AUTHORS: Abdulrauf S et al
World Neurosurgery (Feb 2018)
OBJECTIVE The option of performing MVD under awake anesthesia protocol (‘awake’MVD) was examined in this initial series to assess whether intraoperative pain evaluation can identify and mitigate insufficient decompression of the trigeminal nerve, improving surgical outcomes. Additionally,’awake’MVD could expand procedure indications for those with comorbidities that would prohibit general endotracheal anesthesia (GEA).

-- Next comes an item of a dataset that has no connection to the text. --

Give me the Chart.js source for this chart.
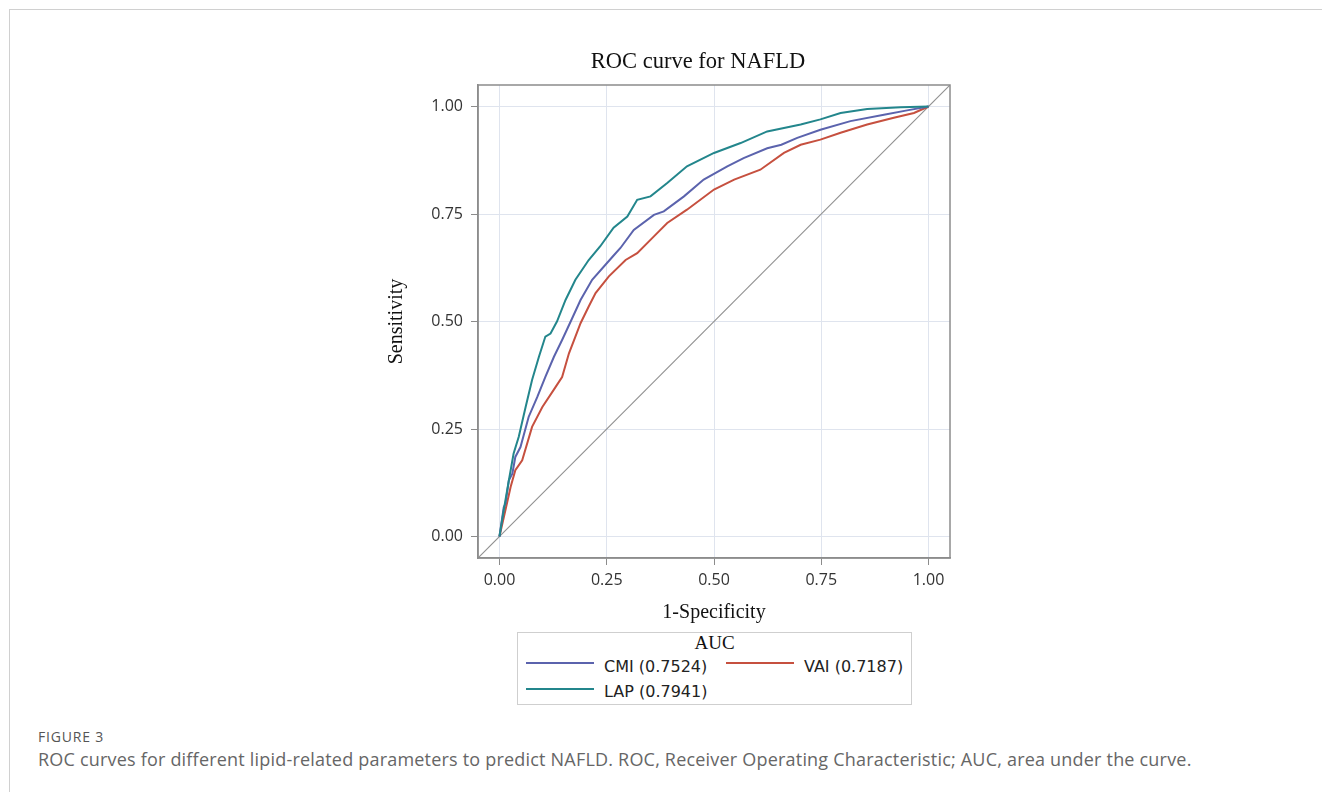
<!DOCTYPE html>
<html>
<head>
<meta charset="utf-8">
<script src="https://cdn.jsdelivr.net/npm/chart.js@4.4.1/dist/chart.umd.min.js"></script>
<style>
html,body{margin:0;padding:0;background:#fff;width:1322px;height:792px;overflow:hidden;}
#frame{position:absolute;left:9px;top:9px;width:1400px;height:900px;border-top:1px solid #d0d0d0;border-left:1px solid #d0d0d0;}
#wrap{position:absolute;left:380px;top:40px;width:600px;height:590px;}
#title{position:absolute;left:498px;width:400px;top:47px;text-align:center;font-family:'Liberation Serif';font-size:22.5px;line-height:27px;color:#111;}
#legend{position:absolute;left:517px;top:632px;width:393px;height:71px;border:1px solid #cfcfcf;background:#fff;}
#legend .ttl{position:absolute;left:0;width:100%;top:0;text-align:center;font-family:'Liberation Serif';font-size:19px;line-height:22px;color:#111;}
#legend .ln{position:absolute;height:2px;width:68px;}
#legend .tx{position:absolute;font-family:'DejaVu Sans';font-size:16px;line-height:20px;color:#222;white-space:pre;}
#figlabel{position:absolute;left:38px;top:728px;font-family:'Open Sans';font-size:14px;line-height:18px;letter-spacing:0.8px;color:#555;}
#caption{position:absolute;left:38px;top:748px;font-family:'Open Sans';font-size:18px;line-height:23px;letter-spacing:0.2px;color:#666;white-space:nowrap;}
</style>
</head>
<body>
<div id="frame"></div>
<div id="wrap"><canvas id="c" width="600" height="590"></canvas></div>
<div id="title"></div>
<div id="legend"></div>
<div id="figlabel">FIGURE 3</div>
<div id="caption">ROC curves for different lipid-related parameters to predict NAFLD. ROC, Receiver Operating Characteristic; AUC, area under the curve.</div>
<script>
// ---- data ----
const TITLE = 'ROC curve for NAFLD';
const X_TITLE = '1-Specificity';
const Y_TITLE = 'Sensitivity';
const LEGEND_TITLE = 'AUC';
const AXIS_TICKS = [0, 0.25, 0.5, 0.75, 1];

const SERIES_NAMES = ['CMI', 'VAI', 'LAP'];
const SERIES_AUC = ['0.7524', '0.7187', '0.7941'];

const CMI_FPR = [0, 0.010, 0.014, 0.022, 0.030, 0.037, 0.049, 0.068, 0.088, 0.107, 0.127, 0.146, 0.166, 0.189, 0.216, 0.263, 0.282, 0.313, 0.360, 0.383, 0.430, 0.476, 0.531, 0.569, 0.624, 0.657, 0.694, 0.748, 0.818, 0.896, 0.950, 1.0];
const CMI_TPR = [0, 0.068, 0.076, 0.131, 0.146, 0.185, 0.208, 0.278, 0.324, 0.371, 0.418, 0.457, 0.500, 0.550, 0.597, 0.650, 0.671, 0.713, 0.748, 0.756, 0.791, 0.830, 0.861, 0.880, 0.903, 0.911, 0.927, 0.946, 0.966, 0.981, 0.991, 1.0];

const VAI_FPR = [0, 0.012, 0.026, 0.037, 0.053, 0.076, 0.100, 0.131, 0.146, 0.162, 0.177, 0.189, 0.208, 0.224, 0.255, 0.294, 0.321, 0.360, 0.391, 0.437, 0.500, 0.547, 0.608, 0.663, 0.702, 0.748, 0.795, 0.857, 0.919, 0.966, 1.0];
const VAI_TPR = [0, 0.053, 0.115, 0.154, 0.177, 0.255, 0.301, 0.348, 0.371, 0.426, 0.465, 0.496, 0.535, 0.566, 0.605, 0.643, 0.659, 0.698, 0.729, 0.760, 0.807, 0.830, 0.853, 0.892, 0.911, 0.923, 0.939, 0.958, 0.974, 0.985, 1.0];

const LAP_FPR = [0, 0.006, 0.010, 0.022, 0.033, 0.045, 0.061, 0.076, 0.092, 0.107, 0.119, 0.134, 0.154, 0.177, 0.208, 0.235, 0.266, 0.298, 0.321, 0.352, 0.391, 0.437, 0.500, 0.562, 0.624, 0.702, 0.748, 0.795, 0.857, 0.935, 1.0];
const LAP_TPR = [0, 0.037, 0.061, 0.131, 0.193, 0.232, 0.301, 0.364, 0.418, 0.465, 0.472, 0.500, 0.550, 0.597, 0.643, 0.675, 0.718, 0.744, 0.783, 0.791, 0.822, 0.861, 0.892, 0.915, 0.942, 0.958, 0.970, 0.985, 0.994, 0.998, 1.0];

const DIAG_X = [-0.05, 1.05];
const DIAG_Y = [-0.05, 1.05];

// ---- styles ----
const COLORS = {CMI: '#5b63ad', VAI: '#c6503f', LAP: '#23868c'};
const pts = (xs, ys) => xs.map((x, i) => ({x: x, y: ys[i]}));

const framePlugin = {
  id: 'frame',
  afterDraw(chart) {
    const {ctx, chartArea: a} = chart;
    ctx.save();
    ctx.strokeStyle = '#8c8c8c';
    ctx.lineWidth = 1.5;
    ctx.strokeRect(a.left, a.top, a.right - a.left, a.bottom - a.top);
    ctx.restore();
  }
};

const line = (label, data, color, w) => ({
  label, data, borderColor: color, backgroundColor: color, showLine: true,
  pointRadius: 0, borderWidth: w, tension: 0, fill: false
});

const tickFont = {family: 'Open Sans', size: 16};
const titleFont = {family: 'Liberation Serif', size: 20, weight: 'normal'};

document.getElementById('title').textContent = TITLE;

new Chart(document.getElementById('c'), {
  type: 'scatter',
  data: {
    datasets: [
      line('LAP', pts(LAP_FPR, LAP_TPR), COLORS.LAP, 2),
      line('CMI', pts(CMI_FPR, CMI_TPR), COLORS.CMI, 2),
      line('VAI', pts(VAI_FPR, VAI_TPR), COLORS.VAI, 2),
      line('ref', pts(DIAG_X, DIAG_Y), '#8f8f8f', 1.1)
    ]
  },
  options: {
    responsive: false, animation: false, maintainAspectRatio: false,
    layout: {padding: {left: 0, right: 30, top: 45, bottom: 0}},
    plugins: {
      legend: {display: false},
      tooltip: {enabled: false},
      title: {display: false}
    },
    scales: {
      x: {
        type: 'linear', min: -0.05, max: 1.05,
        afterBuildTicks: s => { s.ticks = AXIS_TICKS.map(v => ({value: v})); },
        afterFit: s => { s.height = 72; },
        ticks: {callback: v => Number(v).toFixed(2), font: tickFont, color: '#333', padding: 6, maxRotation: 0, autoSkip: false},
        grid: {color: '#dfe4ee', tickColor: '#8c8c8c', tickLength: 7, lineWidth: 1},
        border: {display: true, color: '#8c8c8c', width: 1.5},
        title: {display: true, text: X_TITLE, font: titleFont, color: '#111', padding: {top: 0, bottom: 5}}
      },
      y: {
        type: 'linear', min: -0.05, max: 1.05,
        afterBuildTicks: s => { s.ticks = AXIS_TICKS.map(v => ({value: v})); },
        afterFit: s => { s.width = 98; },
        ticks: {callback: v => Number(v).toFixed(2), font: tickFont, color: '#333', padding: 8, autoSkip: false},
        grid: {color: '#dfe4ee', tickColor: '#8c8c8c', tickLength: 7, lineWidth: 1},
        border: {display: true, color: '#8c8c8c', width: 1.5},
        title: {display: true, text: Y_TITLE, font: titleFont, color: '#111', padding: {top: 5, bottom: 0}}
      }
    }
  },
  plugins: [framePlugin]
});

// ---- legend (HTML) ----
const lg = document.getElementById('legend');
const t = document.createElement('div');
t.className = 'ttl'; t.style.top = '-1px'; t.textContent = LEGEND_TITLE;
lg.appendChild(t);
const SLOTS = [{lx: 8, tx: 86, ly: 29, ty: 24}, {lx: 208, tx: 286, ly: 29, ty: 24}, {lx: 8, tx: 86, ly: 55, ty: 49}];
SERIES_NAMES.forEach((n, i) => {
  const s = SLOTS[i];
  const l = document.createElement('div');
  l.className = 'ln'; l.style.left = s.lx + 'px'; l.style.top = s.ly + 'px'; l.style.backgroundColor = COLORS[n];
  const x = document.createElement('div');
  x.className = 'tx'; x.style.left = s.tx + 'px'; x.style.top = s.ty + 'px';
  x.textContent = n + ' (' + SERIES_AUC[i] + ')';
  lg.appendChild(l); lg.appendChild(x);
});
</script>
</body>
</html>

METHODS An IRB-approved prospective study of 10 consecutive adults who underwent MVD for TN was conducted. The primary outcome measure was postoperative TN pain quantified on the Barrow Neurological Institute Pain Severity Scale.
RESULTS The median patient age was 65.5 years with a female:male ratio of 6:4. All 10 patients tolerated the procedure well and did not require GEA intra- or postoperatively. Nine patients had a successful surgical outcome (BNI Score I: n = 5, BNI Score II: n = 4). One patient did not have pain relief (BNI Score IV). This same patient also developed a pseudomeningocele, which was the only surgical complication observed in this series. A single patient had a recurrence of pain at 11 months, with BNI increasing from I to II. The median follow-up time was 16.5 months. Two patients did not have resolution of evoked pain during intraoperative awake testing following decompression. Further intraoperative exploration revealed secondary offending vessels that were subsequently decompressed, leading to resolution of pain.
CONCLUSIONS Intraoperative awake testing for treatment efficacy may increase the success rate of MVD by rapidly identifying and mitigating insufficient CN V decompression.